Bu kez hiçbir gazeteci kendisine ‘Bakan istifa edecek mi?’ diye soramadı... Çünkü sorulsaydı, gelecek yanıt belliydi:
‘Haddinizi bilin!’
Son iki tren kazası, Türkiye’de bazı şeylerin hálá farkında olmayan milyonlarca insanımızın gözünü açmış olmalı. Ülkemiz işte böyle yönetiliyor.
Bu kafalarla, bu anlayışla.
OSMAN ÖCALAN, AB’YE GÜVENİYOR
Osman, Abdullah abisinden kopmuş, yeni bir parti kurmuş. Abisi İmralı’da her seferinde avukatları aracılığı ile kendi kamuoyuna ‘savaş ve ayaklanma çağrıları’ yapıyor.
Türk devleti, ‘denetimi’ altında yapılan bu görüşmelerde bu inanılmaz çağrıların yapılmasına her nedense (!) göz yumuyor. Bu çağrılar PKK’nın Almanya’da yayınlanan gazetesinde ve Avrupa’dan yayın yapan televizyonlarında çarşaf çarşaf yer alıyor.
Acaba Apo’ya verilen bu anlamsız ve inanılmaz özgürlüğü AB mi istiyor?
Bence öyle. Başka bir koşulda bu rezalete göz yumulması, yol verilmesi mümkün olamaz.
* * *
Şimdi size terörist Osman Öcalan’ın dünkü sözlerinden bir bölümü aynen aktarıyorum. AB gerçeklerini, AB’ye kimlerin umut bağladığını lütfen iyi görün:
‘Ordu ve devlet bürokrasisinde etkili olan ulusal-devletçi Kemalist (Atatürkçü) eğilim, demokratikleşmeyi (Kürtçülüğü) engellemektedir.
Demokratikleşme eğilimi AB’ye üyelik sürecinin hızlanmasıyla birlikte daha fazla etkinlik kazanacak, devletçi-Kemalist eğilim marjinalleşme (giderek saf dışı olma) durumunu yaşayacaktır.’

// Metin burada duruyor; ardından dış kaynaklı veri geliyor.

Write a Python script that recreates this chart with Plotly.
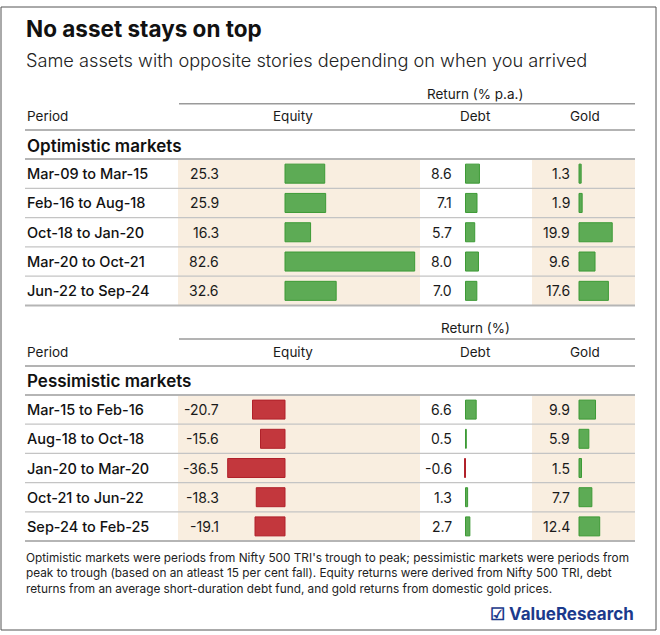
import plotly.graph_objects as go

W, H = 660, 635

title = "No asset stays on top"
subtitle = "Same assets with opposite stories depending on when you arrived"

opt_periods = ["Mar-09 to Mar-15", "Feb-16 to Aug-18", "Oct-18 to Jan-20",
               "Mar-20 to Oct-21", "Jun-22 to Sep-24"]
opt_equity = [25.3, 25.9, 16.3, 82.6, 32.6]
opt_debt = [8.6, 7.1, 5.7, 8.0, 7.0]
opt_gold = [1.3, 1.9, 19.9, 9.6, 17.6]

pes_periods = ["Mar-15 to Feb-16", "Aug-18 to Oct-18", "Jan-20 to Mar-20",
               "Oct-21 to Jun-22", "Sep-24 to Feb-25"]
pes_equity = [-20.7, -15.6, -36.5, -18.3, -19.1]
pes_debt = [6.6, 0.5, -0.6, 1.3, 2.7]
pes_gold = [9.9, 5.9, 1.5, 7.7, 12.4]

assets = ["Equity", "Debt", "Gold"]
footnote = ("Optimistic markets were periods from Nifty 500 TRI's trough to peak; pessimistic markets were periods from<br>"
            "peak to trough (based on an atleast 15 per cent fall). Equity returns were derived from Nifty 500 TRI, debt<br>"
            "returns from an average short-duration debt fund, and gold returns from domestic gold prices.")

FONT = "Inter"
GREEN, GREEN_LINE = "#5dab55", "#3d9a36"
RED, RED_LINE = "#c3373d", "#b0212a"
BEIGE = "#f9eee0"


def px(x):
    return x / W


def py(y):
    return 1 - y / H


fig = go.Figure()

# column layout in pixels: (left, right, zero position, px per unit, value text right edge)
cols = {
    "Equity": (178, 420, 285, 1.57, 221),
    "Debt": (420, 532, 465.5, 1.62, 454),
    "Gold": (532, 636, 579, 1.67, 572),
}
# sections: (top of first row, bottom of last row)
sections = [(159, 305.5), (395, 541)]

axis_names = {"Equity": "x", "Debt": "x2", "Gold": "x3"}
for i, (name, (l, r, z, s, _)) in enumerate(cols.items()):
    key = "xaxis" if i == 0 else f"xaxis{i + 1}"
    fig.layout[key] = dict(domain=[px(l), px(r)], range=[-(z - l) / s, (r - z) / s],
                           visible=False, fixedrange=True)
for j, (top, bot) in enumerate(sections):
    key = "yaxis" if j == 0 else "yaxis2"
    fig.layout[key] = dict(domain=[py(bot), py(top)], range=[4.5, -0.5], type="category",
                           visible=False, fixedrange=True)

blocks = [
    ("y", opt_periods, {"Equity": opt_equity, "Debt": opt_debt, "Gold": opt_gold}),
    ("y2", pes_periods, {"Equity": pes_equity, "Debt": pes_debt, "Gold": pes_gold}),
]

for yname, periods, vals in blocks:
    for name in assets:
        v = vals[name]
        fig.add_trace(go.Bar(
            x=v, y=periods, orientation="h", xaxis=axis_names[name], yaxis=yname,
            marker=dict(color=[GREEN if a >= 0 else RED for a in v],
                        line=dict(color=[GREEN_LINE if a >= 0 else RED_LINE for a in v], width=1)),
            hoverinfo="skip", showlegend=False,
        ))
        right_edge = cols[name][4]
        for p, a in zip(periods, v):
            fig.add_annotation(x=px(right_edge), xref="paper", y=p, yref=yname,
                               text=f"{a:.1f}", showarrow=False, xanchor="right",
                               font=dict(family=FONT, size=14, color="#1a1a1a"))
    for p in periods:
        fig.add_annotation(x=px(25), xref="paper", y=p, yref=yname, text=p, showarrow=False,
                           xanchor="left", font=dict(family=FONT, size=14.5, color="#111", weight=500))

fig.update_layout(bargap=0.35, barmode="overlay")

shapes = []
# outer frame
shapes.append(dict(type="rect", xref="paper", yref="paper", x0=px(1), x1=px(656), y0=py(630), y1=py(7),
                   line=dict(color="#555", width=1), layer="below"))
for top, bot in sections:
    for name in ["Equity", "Gold"]:
        l, r = cols[name][0], cols[name][1]
        shapes.append(dict(type="rect", xref="paper", yref="paper", x0=px(l), x1=px(min(r, 635)),
                           y0=py(bot), y1=py(top), fillcolor=BEIGE, line=dict(width=0), layer="below"))
    step = (bot - top) / 5
    for k in range(1, 5):
        yy = top + k * step
        shapes.append(dict(type="line", xref="paper", yref="paper", x0=px(25), x1=px(635),
                           y0=py(yy), y1=py(yy), line=dict(color="#c4c4c4", width=1.2)))
    for yy in (top, bot):
        shapes.append(dict(type="line", xref="paper", yref="paper", x0=px(25), x1=px(635),
                           y0=py(yy), y1=py(yy), line=dict(color="#b5b5b5", width=2)))

headers = [(103.7, 130, 94, 116, "Return (% p.a.)", 146, "Optimistic markets"),
           (339, 366, 328, 352, "Return (%)", 381, "Pessimistic markets")]
ann = []
for line1, line2, ty, hy, rtext, sy, stext in headers:
    shapes.append(dict(type="line", xref="paper", yref="paper", x0=px(179), x1=px(635),
                       y0=py(line1), y1=py(line1), line=dict(color="#9a9a9a", width=1.5)))
    shapes.append(dict(type="line", xref="paper", yref="paper", x0=px(25), x1=px(635),
                       y0=py(line2), y1=py(line2), line=dict(color="#9a9a9a", width=1.5)))
    ann.append(dict(x=px(475), y=py(ty), text=rtext, xanchor="center",
                    font=dict(family=FONT, size=13.5, color="#1a1a1a")))
    ann.append(dict(x=px(25), y=py(hy), text="Period", xanchor="left",
                    font=dict(family=FONT, size=13.5, color="#1a1a1a")))
    for name, cx in zip(assets, [293, 475, 585]):
        ann.append(dict(x=px(cx), y=py(hy), text=name, xanchor="center",
                        font=dict(family=FONT, size=13.5, color="#1a1a1a")))
    ann.append(dict(x=px(25), y=py(sy), text=stext, xanchor="left",
                    font=dict(family=FONT, size=17, color="#111", weight=600)))

ann.append(dict(x=px(24), y=py(29), text=title, xanchor="left",
                font=dict(family=FONT, size=22.5, color="#111", weight=700)))
ann.append(dict(x=px(24), y=py(60), text=subtitle, xanchor="left",
                font=dict(family=FONT, size=18.2, color="#222", weight=300)))
ann.append(dict(x=px(24), y=py(549), text=footnote, xanchor="left", yanchor="top", align="left",
                font=dict(family=FONT, size=11.8, color="#222")))
ann.append(dict(x=px(636), y=py(614), text="☑ ValueResearch", xanchor="right",
                font=dict(family=FONT, size=17, color="#1b3a8c", weight=700)))

for a in ann:
    a.setdefault("xref", "paper")
    a.setdefault("yref", "paper")
    a.setdefault("showarrow", False)
    a.setdefault("yanchor", "middle")
    fig.add_annotation(**a)

fig.update_layout(
    width=W, height=H,
    margin=dict(l=0, r=0, t=0, b=0),
    paper_bgcolor="white", plot_bgcolor="rgba(0,0,0,0)",
    shapes=shapes,
)

fig.write_html("out.html", config={"displayModeBar": False},
               post_script="document.body.style.margin='0';")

Adına ‘demokratikleşme’ denilen kavram Kürtçülerin, PKK yandaşlarının indinde kendilerine her türlü özgürlüğün sağlanması.
Aynı durum ülkemizdeki İslamcı-şeriatçı-laik cumhuriyet düşmanı kesim için geçerli.
Bunların bütün amacı AB sürecinde büyük kazanımlar elde etmek. Kürtçüler ve İslamcılar, bölücü-şeriatçı akımlar her açıdan özgür olacak!
Atatürkçülük, Kürtçü ve İslamcı kesimin gözündeki en büyük tehlike! Atatürkçülük bu yüzden onların en büyük düşmanı.
AB süreci hızlandığında bu iki kesim için AB iyice bastıracak.
‘Fikir ve ifade özgürlüğü’ kavramının ardına sığınıp istediklerini yapacaklar. Türk Silahlı Kuvvetleri, toplumun en çok güvendiği kurum, zaten saf dışı bırakıldı. AB sürecinde bu daha da hızlanacak ve hiçbir kurum ses veremeyecek. Meydan iyice boşalmış olacak.
Evet, yukarıda yer verdiğim itiraflar Osman Öcalan’a ait. Onlar bile umudu AB’ye bağlamış durumda.
Ders çıkaran çıkarır, çıkarmak istemeyen ise ‘yaşasın AB, bize AB gerekir’ çığlıkları atmayı sürdürür. Karşılarında takla atmaya devam ederiz.
Bu gidişin kimlere hizmet edeceğini bilerek, ya da bilmeyerek!